- The Washington Times - Friday, July 10, 2020

Attorneys for Ghislaine Maxwell, who is accused of aiding Jeffrey Epstein’s alleged sex-trafficking empire, said Friday she is not a flight risk and her year-long disappearance was because she was hiding from the media.

Ms. Maxwell’s legal team said she should be granted bail while she awaits trial on federal sex trafficking charges. They are requesting that she be released on $5 million bond and turn over her passport to authorities.

Although the attorneys acknowledge that she was hiding in the aftermath of Epstein’s arrest last summer, they say it was because of an unforgiving media onslaught hounding her every move.

Ms. Maxwell was arrested last week at her sprawling New Hampshire mansion. Prosecutors say she concealed her identity as the property’s owner.

“The steps that Ms. Maxwell took to leave the public eye after Epstein’s arrest are not indicative of a flight risk,” they wrote saying the measures were “necessary” to avoid the media.
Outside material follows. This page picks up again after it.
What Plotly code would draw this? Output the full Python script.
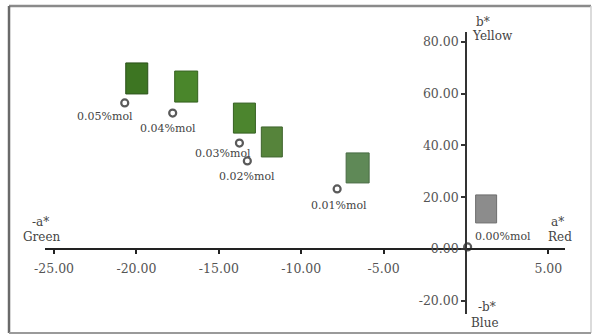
import plotly.graph_objects as go

# CIE L*a*b* chromaticity of the samples
labels = ["0.05%mol", "0.04%mol", "0.03%mol", "0.02%mol", "0.01%mol", "0.00%mol"]
a_star = [-20.71, -17.80, -13.75, -13.27, -7.82, 0.10]
b_star = [56.4, 52.5, 40.9, 34.0, 23.2, 0.8]
swatch_colors = ["#3d7522", "#4a862b", "#4c852e", "#56843b", "#5f8957", "#8c8c8c"]
swatch_edges = ["#2a5018", "#33601d", "#356022", "#3e632c", "#486a44", "#6e6e6e"]

x_ticks = [-25, -20, -15, -10, -5, 5]
y_ticks = [-20, 20, 40, 60, 80, 0]
x_ticktext = [f"{v:.2f}" for v in x_ticks]
y_ticktext = [f"{v:.2f}" for v in y_ticks]

# layout offsets (pixels) for the colour swatch and the text of each sample
swatch_px = [(1, 23, 9, 40), (2, 25, 11, 42), (-6, 16, 10, 40),
             (14, 35, 4, 34), (9, 32, 6, 36), (8, 29, 24, 52)]
label_px = [(-20, -14), (-5, -15), (-16, -10), (0, -16), (2, -17), (5, 10)]

X_RANGE = [-25.55, 6.01]
Y_RANGE = [-25.1, 83.8]

serif = "DejaVu Serif"
tick_font = dict(family=serif, size=12.5, color="#555555")

fig = go.Figure()
fig.add_trace(go.Scatter(
    x=a_star, y=b_star, mode="markers",
    marker=dict(symbol="circle-open", size=7, color="#5a5a5a",
                line=dict(width=2.2, color="#5a5a5a")),
    showlegend=False, hoverinfo="text", text=labels, cliponaxis=False,
))

shapes = []
for a, b, fc, ec, (x0, x1, y0, y1) in zip(a_star, b_star, swatch_colors, swatch_edges, swatch_px):
    shapes.append(dict(type="rect", xref="x", yref="y", xsizemode="pixel", ysizemode="pixel",
                       xanchor=a, yanchor=b, x0=x0, x1=x1, y0=y0, y1=y1,
                       fillcolor=fc, line=dict(color=ec, width=1), layer="above"))

# outer frame
frame = [
    ((-0.0692, 1.092), (1.05, 1.092), "#8a8a8a", 2.5),
    ((-0.0692, -0.0674), (-0.0692, 1.092), "#6a6a6a", 2.5),
    ((1.05, -0.0674), (1.05, 1.092), "#cfcfcf", 1.5),
    ((-0.0692, -0.0674), (1.05, -0.0674), "#9a9a9a", 2),
]
for (x0, y0), (x1, y1), c, w in frame:
    shapes.append(dict(type="line", xref="paper", yref="paper", x0=x0, y0=y0, x1=x1, y1=y1,
                       line=dict(color=c, width=w)))

annotations = []
for a, b, t, (dx, dy), i in zip(a_star, b_star, labels, label_px, range(len(labels))):
    annotations.append(dict(x=a, y=b, xref="x", yref="y", text=t, showarrow=False,
                            xshift=dx, yshift=dy, xanchor="left" if i == len(labels) - 1 else "center",
                            yanchor="middle",
                            font=dict(family=serif, size=11, color="#444444")))

# axis direction captions, placed in paper coordinates
axis_font = dict(family=serif, size=12, color="#444444")
for txt, x, y in [("-a*", -0.0096, 0.326), ("Green", -0.0058, 0.273),
                  ("a*", 0.985, 0.326), ("Red", 0.99, 0.273),
                  ("b*", 0.842, 1.035), ("Yellow", 0.8615, 0.986),
                  ("-b*", 0.85, 0.0248), ("Blue", 0.846, -0.032)]:
    annotations.append(dict(x=x, y=y, xref="paper", yref="paper", text=txt, showarrow=False,
                            xanchor="center", yanchor="middle", font=axis_font))

x_zero = (0 - X_RANGE[0]) / (X_RANGE[1] - X_RANGE[0])
y_zero = (0 - Y_RANGE[0]) / (Y_RANGE[1] - Y_RANGE[0])

fig.update_layout(
    width=594, height=336,
    margin=dict(l=45, r=29, t=32, b=22),
    paper_bgcolor="white", plot_bgcolor="white",
    xaxis=dict(range=X_RANGE, anchor="free", position=y_zero, showgrid=False, zeroline=False,
               showline=True, linecolor="#222222", linewidth=2,
               ticks="outside", ticklen=4, tickcolor="#222222", tickwidth=1.5,
               tickvals=x_ticks, ticktext=x_ticktext, tickfont=tick_font,
               ticklabelstandoff=4),
    yaxis=dict(range=Y_RANGE, anchor="free", position=x_zero, showgrid=False, zeroline=False,
               showline=True, linecolor="#333333", linewidth=1.6,
               ticks="outside", ticklen=4, tickcolor="#333333", tickwidth=1.5,
               tickvals=y_ticks, ticktext=y_ticktext, tickfont=tick_font),
    shapes=shapes, annotations=annotations,
)

fig.write_html("out.html")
“Ever since Epstein’s arrest, Ms. Maxwell has been at the center of a crushing onslaught of press articles, television specials and social media posts painting her in the most damning light possible and prejudging her guilt,” her lawyers wrote. “The sheer volume of media reporting mentioning Ms. Maxwell is staggering.”

A British tabloid offered a $10,000 bounty for information about whereabouts using a headline reminiscent of a Wild West wanted poster, according to the court filing.
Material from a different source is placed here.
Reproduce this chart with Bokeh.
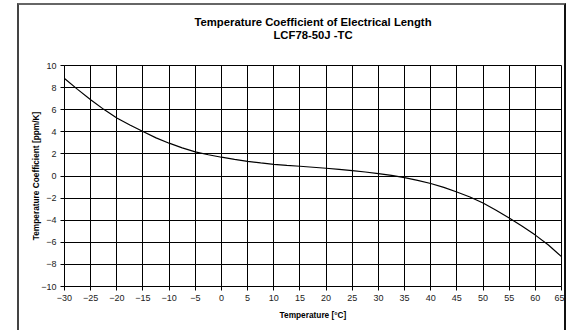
from bokeh.plotting import figure
from bokeh.models import Range1d, FixedTicker, Title
from bokeh.embed import file_html
from bokeh.resources import INLINE

temperature = [-30, -27.5, -25, -22.5, -20, -17.5, -15, -12.5, -10, -7.5, -5, -2.5,
               0, 2.5, 5, 7.5, 10, 12.5, 15, 17.5, 20, 22.5, 25, 27.5, 30, 32.5,
               35, 37.5, 40, 42.5, 45, 47.5, 50, 52.5, 55, 57.5, 60, 62.5, 65]
tc_ppm = [8.83, 7.84, 6.9, 6.03, 5.25, 4.62, 4.02, 3.45, 2.97, 2.55, 2.18, 1.92,
          1.7, 1.5, 1.32, 1.18, 1.06, 0.96, 0.88, 0.79, 0.7, 0.6, 0.48, 0.36, 0.22, 0.05,
          -0.15, -0.39, -0.68, -1.03, -1.45, -1.9, -2.45, -3.1, -3.8, -4.55, -5.35, -6.25, -7.3]
x_ticks = list(range(-30, 70, 5))
y_ticks = list(range(-10, 12, 2))

title_line1 = "Temperature Coefficient of Electrical Length"
title_line2 = "LCF78-50J -TC"
x_label = "Temperature [°C]"
y_label = "Temperature Coefficient [ppm/K]"

FONT = "Liberation Sans"

p = figure(width=549, height=330, output_backend="svg", toolbar_location=None,
           x_range=Range1d(-30, 65), y_range=Range1d(-10, 10),
           min_border_left=45, min_border_right=7, min_border_top=60, min_border_bottom=49,
           margin=(3, 0, 0, 17),
           styles={"border-left": "2px solid #444444", "border-top": "2px solid #666666",
                   "border-right": "2px solid #111111"})
p.title = None
spacer = Title(text="\u00a0", align="center", text_font=FONT, text_font_size="11.3px",
               standoff=11)
t2 = Title(text=title_line2, align="center", text_font=FONT, text_font_size="11.3px",
           text_font_style="bold", text_color="#000000", standoff=0)
t1 = Title(text=title_line1, align="center", text_font=FONT, text_font_size="11.3px",
           text_font_style="bold", text_color="#000000", standoff=-2)
p.add_layout(spacer, "above")
p.add_layout(t2, "above")
p.add_layout(t1, "above")

p.line(temperature, tc_ppm, line_color="black", line_width=1.2)

p.outline_line_color = "black"
p.outline_line_width = 1
for g, ticks in ((p.xgrid[0], x_ticks), (p.ygrid[0], y_ticks)):
    g.grid_line_color = "black"
    g.grid_line_alpha = 1.0
    g.grid_line_width = 1
    g.ticker = FixedTicker(ticks=ticks)

p.xaxis.ticker = FixedTicker(ticks=x_ticks)
p.yaxis.ticker = FixedTicker(ticks=y_ticks)
for ax in (p.xaxis[0], p.yaxis[0]):
    ax.axis_line_color = "black"
    ax.major_tick_line_color = "black"
    ax.major_tick_out = 4
    ax.major_tick_in = 0
    ax.minor_tick_line_color = None
    ax.major_label_text_font = FONT
    ax.major_label_text_font_size = "9px"
    ax.major_label_text_color = "#222222"
    ax.axis_label_text_font = FONT
    ax.axis_label_text_font_size = "8.3px"
    ax.axis_label_text_font_style = "bold"
    ax.axis_label_text_color = "#000000"
p.xaxis.axis_label = x_label
p.yaxis.axis_label = y_label
p.xaxis.major_label_standoff = 4
p.yaxis.major_label_standoff = 4
p.xaxis.axis_label_standoff = 6
p.yaxis.axis_label_standoff = -3

open("out.html", "w").write(file_html(p, INLINE))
“The ‘open season’ declared on Ms. Maxwell after Epstein’s death has come with an even darker cost — she has been the target of alarming physical threats, even death threats and has had to hire security guards to ensure her safety,” her lawyers wrote.

Prosecutors last week have argued that Ms. Maxwell should remain in custody until her trial, calling her an “extreme” flight risk with more than $20 million in the bank and three passports to her name.

Federal prosecutors say Ms. Maxwell helped Epstein, her billionaire boyfriend, “recruit, groom and ultimately abuse victims,” whom they knew were underage, from 1994 to at least 1997. Some of the girls were as young as 14, according to the six-count indictment unsealed after her arrest.

Epstein, who authorities say died in a jailhouse suicide in August, was awaiting trial for charges of paying hundreds of underage girls to have sex with him and associates at his opulent New York and Florida homes.